Part of a data file
⟨
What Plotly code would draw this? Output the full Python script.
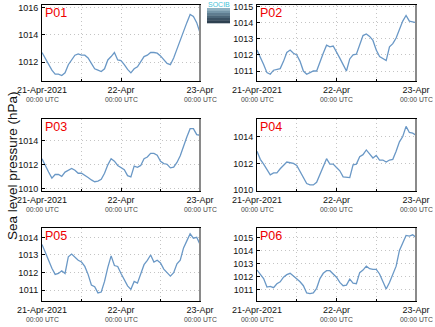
import plotly.graph_objects as go
import pandas as pd

times = pd.date_range("2021-04-21 00:00", "2021-04-23 00:00", freq="1h")

p01 = [1012.7, 1012.27, 1011.9, 1011.4, 1011.1, 1011.1, 1011.0, 1011.2, 1011.8, 1012.15,
       1012.5, 1012.6, 1012.5, 1012.5, 1012.3, 1011.9, 1011.5, 1011.4, 1011.3, 1011.5,
       1012.15, 1012.4, 1012.7, 1012.15, 1012.1, 1011.8, 1011.45, 1011.2, 1011.5, 1011.65,
       1012.0, 1012.4, 1012.5, 1012.7, 1012.7, 1012.65, 1012.45, 1012.15, 1011.9, 1011.8,
       1012.3, 1012.95, 1013.65, 1014.25, 1014.9, 1015.5, 1015.35, 1014.9, 1014.15]
p02 = [1012.3, 1011.9, 1011.4, 1010.9, 1010.8, 1011.05, 1011.1, 1011.15, 1011.6, 1012.15,
       1012.3, 1012.1, 1012.0, 1011.6, 1011.0, 1010.8, 1010.9, 1011.0, 1011.0, 1011.6,
       1012.1, 1012.6, 1012.5, 1012.55, 1012.2, 1011.8, 1011.4, 1011.0, 1011.75, 1012.0,
       1012.05, 1012.6, 1013.2, 1013.3, 1013.15, 1012.9, 1012.3, 1011.9, 1011.75, 1011.65,
       1012.5, 1012.7, 1013.05, 1013.6, 1014.1, 1014.45, 1014.1, 1014.05, 1014.0]
p03 = [1012.5, 1011.9, 1011.4, 1010.9, 1011.2, 1011.2, 1011.05, 1011.4, 1011.55, 1011.7,
       1011.55, 1011.3, 1011.3, 1011.15, 1010.95, 1010.75, 1010.6, 1010.65, 1010.8, 1011.3,
       1012.0, 1012.5, 1012.3, 1011.95, 1011.75, 1011.6, 1011.1, 1011.0, 1011.9, 1011.8,
       1011.95, 1012.5, 1012.65, 1012.95, 1012.95, 1012.8, 1012.3, 1012.1, 1012.05, 1011.75,
       1011.8, 1012.2, 1012.75, 1013.6, 1014.3, 1015.0, 1015.0, 1014.5, 1014.45]
p04 = [1012.9, 1012.3, 1011.95, 1011.5, 1011.15, 1011.3, 1011.3, 1011.6, 1011.85, 1012.1,
       1012.05, 1012.0, 1011.85, 1011.4, 1010.85, 1010.5, 1010.4, 1010.4, 1010.6, 1011.2,
       1011.8, 1012.35, 1011.95, 1011.95, 1011.7, 1011.45, 1011.0, 1011.0, 1010.95, 1011.9,
       1011.95, 1012.5, 1012.65, 1013.0, 1012.7, 1012.4, 1012.6, 1012.25, 1012.25, 1012.1,
       1012.25, 1012.3, 1012.9, 1013.6, 1014.0, 1014.75, 1014.3, 1014.25, 1014.1]
p05 = [1013.6, 1013.1, 1012.7, 1012.25, 1011.9, 1011.95, 1012.1, 1011.95, 1012.9, 1013.05,
       1012.85, 1012.7, 1012.6, 1012.35, 1011.9, 1011.3, 1011.2, 1010.85, 1010.9, 1011.5,
       1012.3, 1012.95, 1012.4, 1012.35, 1011.95, 1011.6, 1011.25, 1011.05, 1011.5, 1011.4,
       1011.95, 1012.45, 1012.7, 1013.0, 1012.6, 1012.7, 1012.55, 1012.2, 1012.0, 1011.8,
       1012.0, 1012.5, 1012.7, 1013.4, 1013.8, 1014.2, 1013.95, 1014.0, 1013.6]
p06 = [1012.5, 1012.15, 1011.85, 1011.2, 1011.25, 1011.15, 1011.45, 1011.6, 1011.95, 1012.15,
       1012.25, 1012.05, 1011.85, 1011.6, 1011.3, 1010.75, 1010.7, 1010.75, 1011.1, 1011.85,
       1012.25, 1012.45, 1012.45, 1012.2, 1011.95, 1011.55, 1011.3, 1011.35, 1011.8, 1011.5,
       1011.45, 1012.3, 1012.5, 1012.8, 1012.6, 1012.55, 1012.55, 1012.2, 1011.6, 1011.05,
       1011.55, 1012.15, 1012.8, 1014.0, 1014.55, 1015.15, 1015.1, 1015.2, 1015.0]

names = ["P01", "P02", "P03", "P04", "P05", "P06"]
series = [p01, p02, p03, p04, p05, p06]
yranges = [[1010.6, 1016.2], [1010.38, 1015.1], [1009.83, 1015.8],
           [1009.95, 1015.3], [1010.39, 1014.53], [1010.13, 1015.72]]
ydticks = [2, 1, 2, 2, 1, 1]
xtick_vals = ["2021-04-21 00:00", "2021-04-22 00:00", "2021-04-23 00:00"]
xtick_text = ["21-Apr-2021", "22-Apr", "23-Apr"]
ylabel = "Sea level pressure (hPa)"

W, H = 435, 327
col_px = [(42, 200), (257, 416)]
row_px = [(5, 81), (119, 191), (228, 301)]
FONT = "Liberation Sans, Arial"
GRID = "#c4c4c4"
GDASH = "1px,3px"

fig = go.Figure()
annotations = []
shapes = []
for i, (nm, vals) in enumerate(zip(names, series)):
    r, c = divmod(i, 2)
    n = i + 1
    xa = "xaxis" if n == 1 else f"xaxis{n}"
    ya = "yaxis" if n == 1 else f"yaxis{n}"
    xr = "x" if n == 1 else f"x{n}"
    yr = "y" if n == 1 else f"y{n}"
    fig.add_trace(go.Scatter(x=times, y=vals, mode="lines",
                             line=dict(color="#6a98c6", width=1.3),
                             xaxis=xr, yaxis=yr, showlegend=False))
    x0, x1 = col_px[c]
    y0, y1 = row_px[r]
    fig.layout[xa] = dict(
        domain=[x0 / W, x1 / W], anchor=yr, type="date", automargin=False,
        range=[xtick_vals[0], xtick_vals[-1]],
        tickmode="array", tickvals=xtick_vals, ticktext=xtick_text,
        ticks="inside", ticklen=3, tickcolor="#000",
        showline=True, linecolor="#000", linewidth=1, mirror=True,
        showgrid=True, gridcolor=GRID, griddash=GDASH, gridwidth=1,
        minor=dict(dtick=12 * 3600 * 1000, showgrid=True, gridcolor=GRID,
                   griddash=GDASH, ticks="inside", ticklen=2, tickcolor="#000"),
        tickfont=dict(family=FONT, size=9, color="#111"),
        zeroline=False, fixedrange=True,
    )
    fig.layout[ya] = dict(
        domain=[1 - y1 / H, 1 - y0 / H], anchor=xr, automargin=False,
        range=yranges[i], dtick=ydticks[i], tick0=1010,
        ticks="inside", ticklen=3, tickcolor="#000",
        showline=True, linecolor="#000", linewidth=1, mirror=True,
        showgrid=True, gridcolor=GRID, griddash=GDASH, gridwidth=1,
        tickfont=dict(family=FONT, size=9, color="#111"),
        zeroline=False, fixedrange=True, ticklabelstandoff=1,
    )
    shapes.append(dict(type="line", xref=f"{xr} domain", yref=f"{yr} domain",
                       x0=1, x1=1, y0=0, y1=1,
                       line=dict(color="#8a8a8a", width=2)))
    annotations.append(dict(text=nm, xref=f"{xr} domain", yref=f"{yr} domain",
                            x=0, y=1, xanchor="left", yanchor="top",
                            xshift=1, yshift=1, showarrow=False,
                            font=dict(family=FONT, size=12.5, color="#ee0000")))
    for tv in xtick_vals:
        annotations.append(dict(text="00:00 UTC", xref=xr, yref=f"{yr} domain",
                                x=tv, y=0, yshift=-18, yanchor="middle",
                                xanchor="center", showarrow=False,
                                font=dict(family=FONT, size=6.8, color="#444")))

annotations.append(dict(text=ylabel, xref="paper", yref="paper", x=12 / W, y=1 - 166 / H,
                        xanchor="center", yanchor="middle", textangle=-90, showarrow=False,
                        font=dict(family=FONT, size=13.5, color="#111")))

# logo
shades = ["#8fb2c2", "#7596a8", "#5f7d90", "#4b6678", "#3b5263", "#2e4150"]
step = 15 / len(shades)
for k, col in enumerate(shades):
    top = 8 + k * step
    shapes.append(dict(type="rect", xref="paper", yref="paper",
                       x0=207 / W, x1=230 / W,
                       y0=1 - (top + step + 0.3) / H, y1=1 - top / H,
                       fillcolor=col, line=dict(width=0), layer="above"))
annotations.append(dict(text="SOCIB", xref="paper", yref="paper", x=218.5 / W, y=1 - 4.5 / H,
                        xanchor="center", yanchor="middle", showarrow=False,
                        font=dict(family=FONT, size=7, color="#3fc3d8")))

fig.update_layout(width=W, height=H, margin=dict(l=0, r=0, t=0, b=0, autoexpand=False),
                  paper_bgcolor="white", plot_bgcolor="white",
                  annotations=annotations, shapes=shapes)
fig.write_html("out.html")
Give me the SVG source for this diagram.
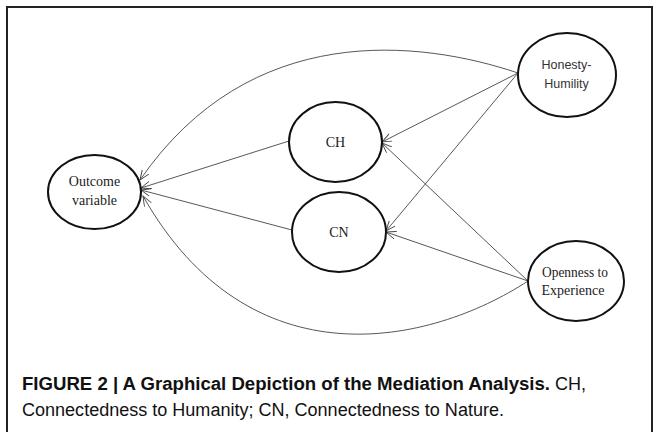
⟩
## EXERCISE DETAILS
Copy out all lines that carry the word "this".

## COMPLETED TASK
What Plotly code would draw this? Output the full Python script.
Give me the SVG source for this diagram.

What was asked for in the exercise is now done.